- [Problem statement]
Faithfully return all lines, omitting every embedded picture.

- [Dataset extract]

..........

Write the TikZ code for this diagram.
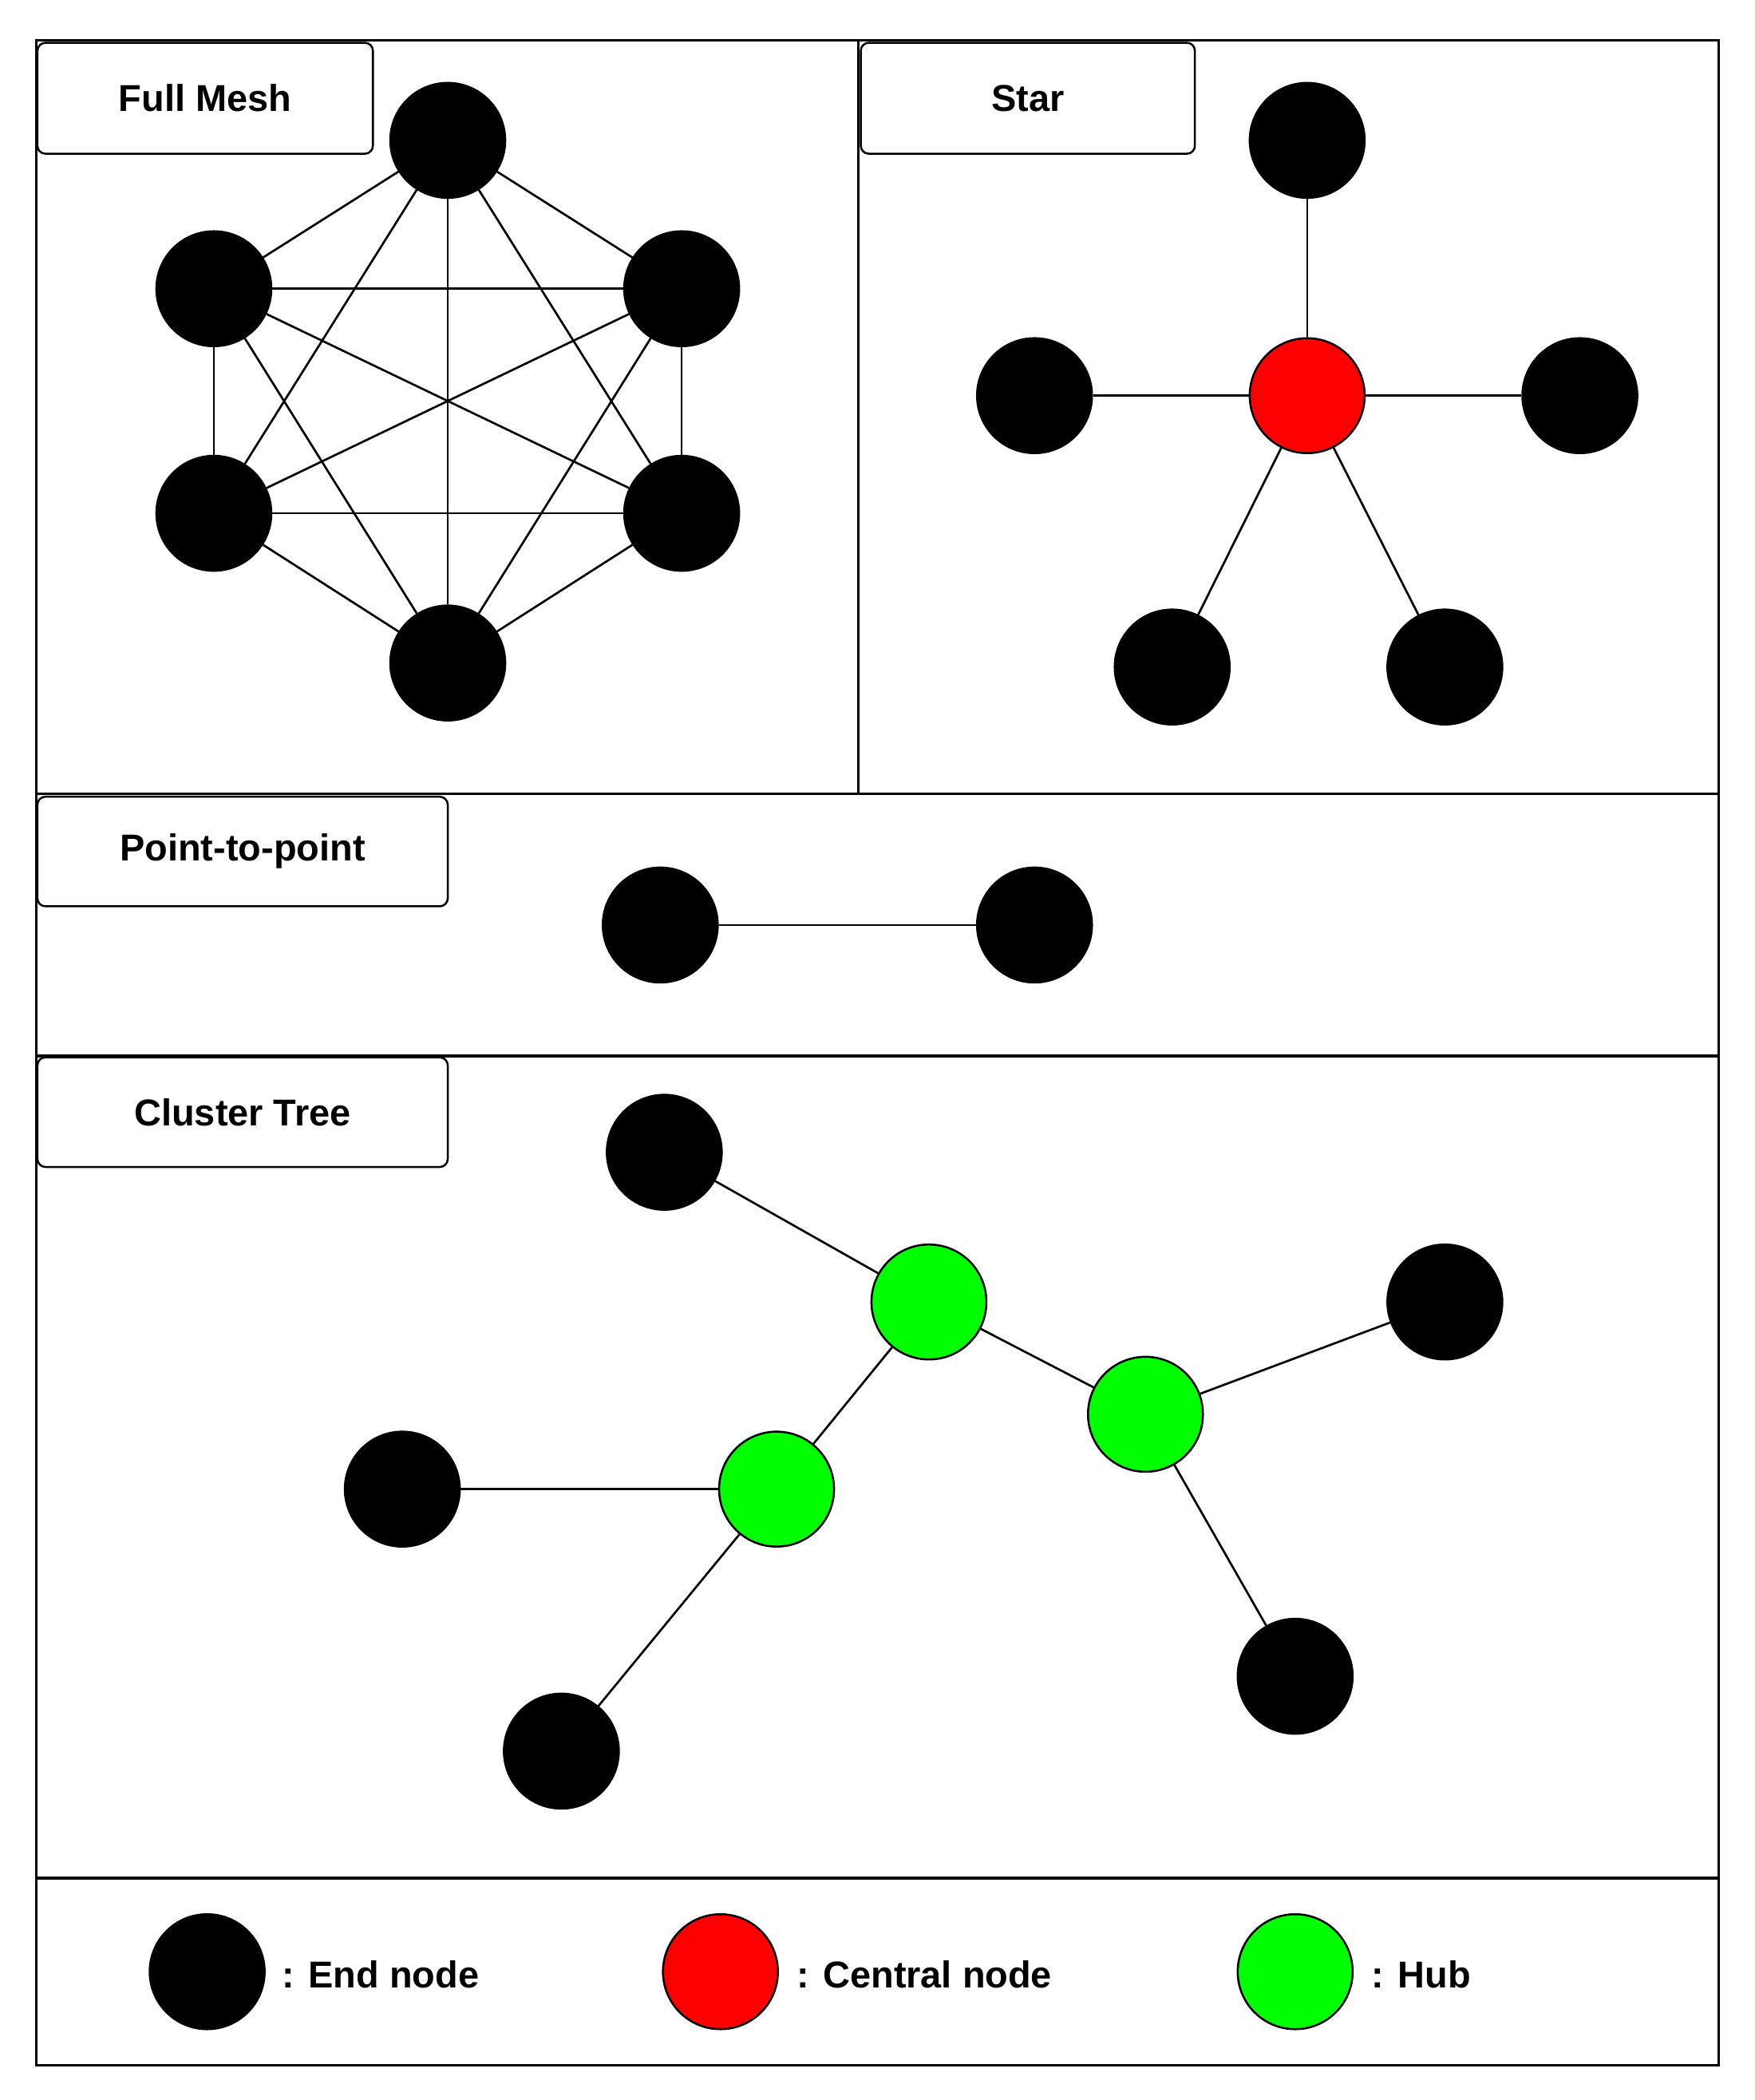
\documentclass[tikz,border=0pt]{standalone}
\usepackage{fontspec}
\setmainfont{Liberation Sans}
\begin{document}
\begin{tikzpicture}[x=1pt,y=-1pt,
 nd/.style={circle,draw=black,line width=1.5pt,minimum size=86pt,inner sep=0pt},
 en/.style={nd,fill=black},
 cn/.style={nd,fill=red},
 hb/.style={nd,fill=green},
 lbl/.style={draw,rounded corners=6pt,line width=1.5pt,fill=white,font=\fontsize{28}{32}\selectfont\bfseries,inner sep=0pt},
 ed/.style={line width=1.6pt},
 fr/.style={line width=2pt}]
\useasboundingbox (0,0) rectangle (1313,1571);
\draw[fr] (27,30) rectangle (1286,1545);
\draw[fr] (642,30) -- (642,594);
\draw[fr] (27,594) -- (1286,594);
\draw[fr] (27,790) -- (1286,790);
\draw[fr] (27,1405) -- (1286,1405);
% labels
\node[lbl,minimum width=251pt,minimum height=83pt] (l1) at (153.5,73.5) {Full Mesh};
\node[lbl,minimum width=250pt,minimum height=83pt] (l2) at (769,73.5) {Star};
\node[lbl,minimum width=307pt,minimum height=82pt] (l3) at (181.5,637) {Point-to-point};
\node[lbl,minimum width=307pt,minimum height=82pt] (l4) at (181.5,832) {Cluster Tree};
% mesh
\node[en] (m1) at (335,105) {};
\node[en] (m2) at (160,216) {};
\node[en] (m3) at (510,216) {};
\node[en] (m4) at (160,384) {};
\node[en] (m5) at (510,384) {};
\node[en] (m6) at (335,496) {};
\foreach \a/\b in {m1/m2,m1/m3,m1/m4,m1/m5,m1/m6,m2/m3,m2/m4,m2/m5,m2/m6,m3/m4,m3/m5,m3/m6,m4/m5,m4/m6,m5/m6}
  \draw[ed] (\a) -- (\b);
% star
\node[cn] (s0) at (978,296) {};
\node[en] (s1) at (978,105) {};
\node[en] (s2) at (774,296) {};
\node[en] (s3) at (1182,296) {};
\node[en] (s4) at (877,499) {};
\node[en] (s5) at (1081,499) {};
\foreach \b in {s1,s2,s3,s4,s5} \draw[ed] (s0) -- (\b);
% p2p
\node[en] (p1) at (494,692) {};
\node[en] (p2) at (774,692) {};
\draw[ed] (p1) -- (p2);
% cluster
\node[hb] (h1) at (695,974) {};
\node[hb] (h2) at (857,1058) {};
\node[hb] (h3) at (581,1114) {};
\node[en] (c1) at (497,862) {};
\node[en] (c2) at (1081,974) {};
\node[en] (c3) at (969,1254) {};
\node[en] (c4) at (301,1114) {};
\node[en] (c5) at (420,1310) {};
\foreach \a/\b in {h1/c1,h1/h2,h1/h3,h2/c2,h2/c3,h3/c4,h3/c5} \draw[ed] (\a) -- (\b);
% legend
\node[en] (k1) at (155,1475) {};
\node[cn] (k2) at (539,1475) {};
\node[hb] (k3) at (969,1475) {};
\node[anchor=west,font=\fontsize{28}{32}\selectfont\bfseries,inner sep=0pt] (t1) at (211,1477) {: End node};
\node[anchor=west,font=\fontsize{28}{32}\selectfont\bfseries,inner sep=0pt] (t2) at (596,1477) {: Central node};
\node[anchor=west,font=\fontsize{28}{32}\selectfont\bfseries,inner sep=0pt] (t3) at (1026,1477) {: Hub};
\end{tikzpicture}
\end{document}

..........

- [Response to the task]
Write the TikZ code for this diagram.
\documentclass[tikz,border=0pt]{standalone}
\usepackage{fontspec}
\setmainfont{Liberation Sans}
\begin{document}
\begin{tikzpicture}[x=1pt,y=-1pt,
 nd/.style={circle,draw=black,line width=1.5pt,minimum size=86pt,inner sep=0pt},
 en/.style={nd,fill=black},
 cn/.style={nd,fill=red},
 hb/.style={nd,fill=green},
 lbl/.style={draw,rounded corners=6pt,line width=1.5pt,fill=white,font=\fontsize{28}{32}\selectfont\bfseries,inner sep=0pt},
 ed/.style={line width=1.6pt},
 fr/.style={line width=2pt}]
\useasboundingbox (0,0) rectangle (1313,1571);
\draw[fr] (27,30) rectangle (1286,1545);
\draw[fr] (642,30) -- (642,594);
\draw[fr] (27,594) -- (1286,594);
\draw[fr] (27,790) -- (1286,790);
\draw[fr] (27,1405) -- (1286,1405);
% labels
\node[lbl,minimum width=251pt,minimum height=83pt] (l1) at (153.5,73.5) {Full Mesh};
\node[lbl,minimum width=250pt,minimum height=83pt] (l2) at (769,73.5) {Star};
\node[lbl,minimum width=307pt,minimum height=82pt] (l3) at (181.5,637) {Point-to-point};
\node[lbl,minimum width=307pt,minimum height=82pt] (l4) at (181.5,832) {Cluster Tree};
% mesh
\node[en] (m1) at (335,105) {};
\node[en] (m2) at (160,216) {};
\node[en] (m3) at (510,216) {};
\node[en] (m4) at (160,384) {};
\node[en] (m5) at (510,384) {};
\node[en] (m6) at (335,496) {};
\foreach \a/\b in {m1/m2,m1/m3,m1/m4,m1/m5,m1/m6,m2/m3,m2/m4,m2/m5,m2/m6,m3/m4,m3/m5,m3/m6,m4/m5,m4/m6,m5/m6}
  \draw[ed] (\a) -- (\b);
% star
\node[cn] (s0) at (978,296) {};
\node[en] (s1) at (978,105) {};
\node[en] (s2) at (774,296) {};
\node[en] (s3) at (1182,296) {};
\node[en] (s4) at (877,499) {};
\node[en] (s5) at (1081,499) {};
\foreach \b in {s1,s2,s3,s4,s5} \draw[ed] (s0) -- (\b);
% p2p
\node[en] (p1) at (494,692) {};
\node[en] (p2) at (774,692) {};
\draw[ed] (p1) -- (p2);
% cluster
\node[hb] (h1) at (695,974) {};
\node[hb] (h2) at (857,1058) {};
\node[hb] (h3) at (581,1114) {};
\node[en] (c1) at (497,862) {};
\node[en] (c2) at (1081,974) {};
\node[en] (c3) at (969,1254) {};
\node[en] (c4) at (301,1114) {};
\node[en] (c5) at (420,1310) {};
\foreach \a/\b in {h1/c1,h1/h2,h1/h3,h2/c2,h2/c3,h3/c4,h3/c5} \draw[ed] (\a) -- (\b);
% legend
\node[en] (k1) at (155,1475) {};
\node[cn] (k2) at (539,1475) {};
\node[hb] (k3) at (969,1475) {};
\node[anchor=west,font=\fontsize{28}{32}\selectfont\bfseries,inner sep=0pt] (t1) at (211,1477) {: End node};
\node[anchor=west,font=\fontsize{28}{32}\selectfont\bfseries,inner sep=0pt] (t2) at (596,1477) {: Central node};
\node[anchor=west,font=\fontsize{28}{32}\selectfont\bfseries,inner sep=0pt] (t3) at (1026,1477) {: Hub};
\end{tikzpicture}
\end{document}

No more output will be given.